··· RECORD LIST

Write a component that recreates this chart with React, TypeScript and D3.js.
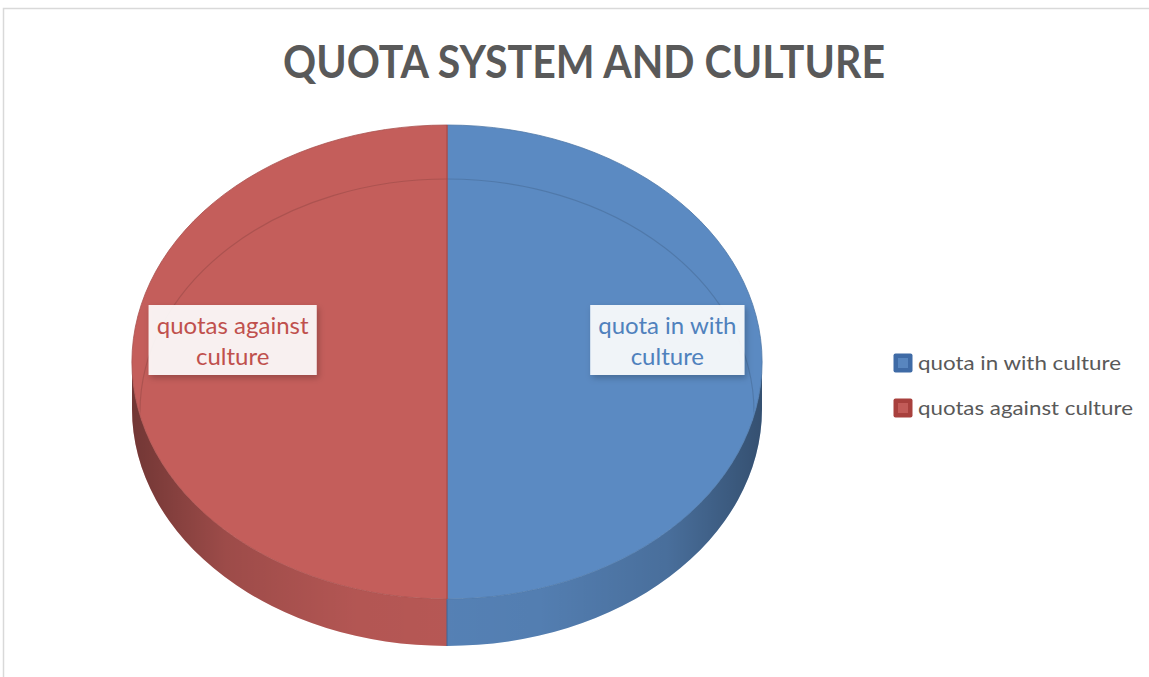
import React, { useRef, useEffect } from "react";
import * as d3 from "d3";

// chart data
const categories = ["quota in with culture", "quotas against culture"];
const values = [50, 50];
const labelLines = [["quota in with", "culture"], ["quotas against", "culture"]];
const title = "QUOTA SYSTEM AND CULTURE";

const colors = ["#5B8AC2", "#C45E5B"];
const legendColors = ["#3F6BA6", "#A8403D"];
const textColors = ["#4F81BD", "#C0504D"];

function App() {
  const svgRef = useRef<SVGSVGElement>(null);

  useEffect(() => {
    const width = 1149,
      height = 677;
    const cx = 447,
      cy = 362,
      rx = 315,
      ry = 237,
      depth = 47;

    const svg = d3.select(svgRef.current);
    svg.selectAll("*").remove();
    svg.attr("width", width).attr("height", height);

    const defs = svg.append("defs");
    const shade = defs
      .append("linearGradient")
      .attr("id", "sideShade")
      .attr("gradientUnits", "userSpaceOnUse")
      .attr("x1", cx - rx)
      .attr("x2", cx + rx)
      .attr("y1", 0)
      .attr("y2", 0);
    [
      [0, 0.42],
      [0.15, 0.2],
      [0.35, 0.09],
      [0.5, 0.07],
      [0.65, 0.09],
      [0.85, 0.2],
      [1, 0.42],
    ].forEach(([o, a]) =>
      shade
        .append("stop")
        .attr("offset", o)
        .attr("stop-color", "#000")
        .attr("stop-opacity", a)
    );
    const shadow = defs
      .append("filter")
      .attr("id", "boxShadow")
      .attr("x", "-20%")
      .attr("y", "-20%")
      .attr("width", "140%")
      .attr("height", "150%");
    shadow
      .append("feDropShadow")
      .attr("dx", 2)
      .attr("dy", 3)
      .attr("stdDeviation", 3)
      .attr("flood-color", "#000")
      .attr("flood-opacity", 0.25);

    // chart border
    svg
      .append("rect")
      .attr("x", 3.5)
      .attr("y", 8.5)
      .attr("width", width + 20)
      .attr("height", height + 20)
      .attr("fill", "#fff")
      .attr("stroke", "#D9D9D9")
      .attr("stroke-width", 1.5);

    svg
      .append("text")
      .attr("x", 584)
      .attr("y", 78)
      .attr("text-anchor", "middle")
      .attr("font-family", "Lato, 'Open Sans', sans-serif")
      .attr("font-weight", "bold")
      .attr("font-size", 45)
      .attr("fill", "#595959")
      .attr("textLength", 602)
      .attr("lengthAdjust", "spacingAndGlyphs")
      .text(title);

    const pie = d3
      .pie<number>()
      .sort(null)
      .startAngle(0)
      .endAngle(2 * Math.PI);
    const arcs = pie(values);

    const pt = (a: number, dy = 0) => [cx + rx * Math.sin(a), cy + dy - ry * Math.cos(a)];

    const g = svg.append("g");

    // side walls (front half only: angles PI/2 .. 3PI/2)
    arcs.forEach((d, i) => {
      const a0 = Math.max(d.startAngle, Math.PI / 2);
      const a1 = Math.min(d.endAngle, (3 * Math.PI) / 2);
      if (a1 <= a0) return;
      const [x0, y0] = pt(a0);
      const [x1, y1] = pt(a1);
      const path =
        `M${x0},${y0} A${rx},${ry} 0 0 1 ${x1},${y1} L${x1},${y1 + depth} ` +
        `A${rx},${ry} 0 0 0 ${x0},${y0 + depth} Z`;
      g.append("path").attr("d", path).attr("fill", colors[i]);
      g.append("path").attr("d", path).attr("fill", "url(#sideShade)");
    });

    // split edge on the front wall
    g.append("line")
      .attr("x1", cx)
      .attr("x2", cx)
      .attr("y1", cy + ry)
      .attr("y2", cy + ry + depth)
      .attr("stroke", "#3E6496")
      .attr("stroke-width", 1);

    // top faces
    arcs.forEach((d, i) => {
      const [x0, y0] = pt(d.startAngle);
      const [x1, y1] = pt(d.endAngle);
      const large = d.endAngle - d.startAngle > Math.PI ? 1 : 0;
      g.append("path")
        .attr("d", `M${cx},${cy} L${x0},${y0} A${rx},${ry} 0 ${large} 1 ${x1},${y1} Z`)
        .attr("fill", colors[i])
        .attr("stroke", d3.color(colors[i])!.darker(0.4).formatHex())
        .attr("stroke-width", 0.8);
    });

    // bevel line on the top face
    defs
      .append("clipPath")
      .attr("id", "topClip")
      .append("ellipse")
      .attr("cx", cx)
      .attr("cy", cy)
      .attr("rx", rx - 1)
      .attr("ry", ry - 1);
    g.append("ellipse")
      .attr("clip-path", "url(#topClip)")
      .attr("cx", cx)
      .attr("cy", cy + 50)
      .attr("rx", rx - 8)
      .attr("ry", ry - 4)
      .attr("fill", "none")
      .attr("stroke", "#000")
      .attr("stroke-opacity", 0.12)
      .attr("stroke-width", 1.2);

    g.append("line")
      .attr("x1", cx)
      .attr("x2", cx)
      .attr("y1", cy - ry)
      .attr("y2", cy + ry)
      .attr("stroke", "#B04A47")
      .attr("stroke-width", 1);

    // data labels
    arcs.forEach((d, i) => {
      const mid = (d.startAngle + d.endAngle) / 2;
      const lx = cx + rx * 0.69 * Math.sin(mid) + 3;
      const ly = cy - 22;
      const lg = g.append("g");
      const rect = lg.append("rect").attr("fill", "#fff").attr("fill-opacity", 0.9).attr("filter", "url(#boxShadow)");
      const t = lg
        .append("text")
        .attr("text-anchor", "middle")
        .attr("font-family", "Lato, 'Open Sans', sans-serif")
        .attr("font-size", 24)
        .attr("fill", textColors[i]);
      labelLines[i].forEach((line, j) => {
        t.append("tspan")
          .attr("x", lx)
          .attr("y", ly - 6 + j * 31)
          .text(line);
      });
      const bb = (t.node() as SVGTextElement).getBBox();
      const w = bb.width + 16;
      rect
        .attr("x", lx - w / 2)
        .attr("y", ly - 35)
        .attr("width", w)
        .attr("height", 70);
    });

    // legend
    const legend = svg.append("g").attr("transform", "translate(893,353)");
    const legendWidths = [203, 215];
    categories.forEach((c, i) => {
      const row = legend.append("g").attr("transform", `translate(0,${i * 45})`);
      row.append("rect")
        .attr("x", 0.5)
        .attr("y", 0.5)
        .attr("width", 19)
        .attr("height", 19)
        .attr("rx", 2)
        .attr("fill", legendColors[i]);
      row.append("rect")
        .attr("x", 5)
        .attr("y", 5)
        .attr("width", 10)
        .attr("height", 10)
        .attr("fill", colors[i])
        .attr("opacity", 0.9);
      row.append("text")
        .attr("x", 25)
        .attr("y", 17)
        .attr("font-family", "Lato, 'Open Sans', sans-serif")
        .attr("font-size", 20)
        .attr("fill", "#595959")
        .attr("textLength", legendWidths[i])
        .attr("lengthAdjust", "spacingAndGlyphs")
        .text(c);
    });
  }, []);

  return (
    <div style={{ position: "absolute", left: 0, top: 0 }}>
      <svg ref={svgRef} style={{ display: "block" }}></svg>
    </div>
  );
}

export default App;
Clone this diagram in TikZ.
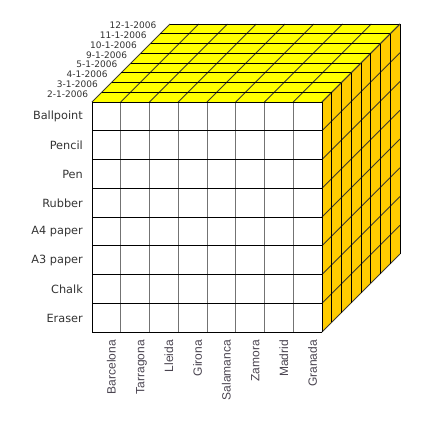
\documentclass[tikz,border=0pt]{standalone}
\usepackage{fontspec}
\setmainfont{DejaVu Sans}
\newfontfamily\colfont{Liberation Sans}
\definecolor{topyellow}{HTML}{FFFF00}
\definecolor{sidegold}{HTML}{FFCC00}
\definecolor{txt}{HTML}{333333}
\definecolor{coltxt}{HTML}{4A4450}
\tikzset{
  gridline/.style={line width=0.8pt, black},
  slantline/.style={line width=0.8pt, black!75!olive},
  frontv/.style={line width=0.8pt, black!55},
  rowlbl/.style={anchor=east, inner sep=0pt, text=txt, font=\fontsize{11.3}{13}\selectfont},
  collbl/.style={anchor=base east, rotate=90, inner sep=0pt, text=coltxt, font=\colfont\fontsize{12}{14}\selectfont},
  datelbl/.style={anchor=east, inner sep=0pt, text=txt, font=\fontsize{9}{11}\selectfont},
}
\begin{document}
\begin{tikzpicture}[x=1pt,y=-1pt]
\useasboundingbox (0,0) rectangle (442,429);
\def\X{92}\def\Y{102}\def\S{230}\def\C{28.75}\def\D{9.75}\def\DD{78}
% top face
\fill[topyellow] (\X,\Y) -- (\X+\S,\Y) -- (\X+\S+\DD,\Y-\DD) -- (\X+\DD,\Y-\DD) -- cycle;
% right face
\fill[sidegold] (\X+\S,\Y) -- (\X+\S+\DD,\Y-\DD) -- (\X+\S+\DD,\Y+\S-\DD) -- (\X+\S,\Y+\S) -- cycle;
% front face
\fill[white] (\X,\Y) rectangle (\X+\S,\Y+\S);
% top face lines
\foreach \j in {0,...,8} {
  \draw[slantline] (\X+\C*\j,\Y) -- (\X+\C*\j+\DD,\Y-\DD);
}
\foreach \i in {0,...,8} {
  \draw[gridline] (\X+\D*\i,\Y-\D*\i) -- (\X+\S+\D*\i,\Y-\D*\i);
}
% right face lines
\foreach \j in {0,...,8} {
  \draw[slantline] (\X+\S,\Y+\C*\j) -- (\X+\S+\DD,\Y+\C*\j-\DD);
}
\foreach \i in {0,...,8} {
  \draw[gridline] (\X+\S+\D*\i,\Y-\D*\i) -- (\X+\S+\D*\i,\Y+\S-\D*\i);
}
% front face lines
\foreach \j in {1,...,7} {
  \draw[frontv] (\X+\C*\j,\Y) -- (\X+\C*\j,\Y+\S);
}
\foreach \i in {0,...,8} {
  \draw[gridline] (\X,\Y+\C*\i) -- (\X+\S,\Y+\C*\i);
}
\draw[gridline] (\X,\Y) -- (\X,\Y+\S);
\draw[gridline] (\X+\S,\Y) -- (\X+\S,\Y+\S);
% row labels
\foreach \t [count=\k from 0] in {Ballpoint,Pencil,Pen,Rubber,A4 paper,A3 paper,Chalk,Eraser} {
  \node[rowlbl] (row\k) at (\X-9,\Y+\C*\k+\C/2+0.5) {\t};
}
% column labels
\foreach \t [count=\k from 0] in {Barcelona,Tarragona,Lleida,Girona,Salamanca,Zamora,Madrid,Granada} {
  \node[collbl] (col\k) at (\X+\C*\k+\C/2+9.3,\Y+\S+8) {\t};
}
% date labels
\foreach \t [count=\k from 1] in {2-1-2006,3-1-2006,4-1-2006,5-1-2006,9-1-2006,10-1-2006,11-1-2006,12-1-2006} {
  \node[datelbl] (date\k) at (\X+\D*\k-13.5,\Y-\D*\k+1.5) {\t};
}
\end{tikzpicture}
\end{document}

······

AIM OF THE EXERCISE:
Copy, word for word, the entries above from the first line to the line that holds "import * as". Drop the pictures.

EXERCISE SOLUTION:
Write a component that recreates this chart with React, TypeScript and D3.js.
import React, { useRef, useEffect } from "react";
import * as d3 from "d3";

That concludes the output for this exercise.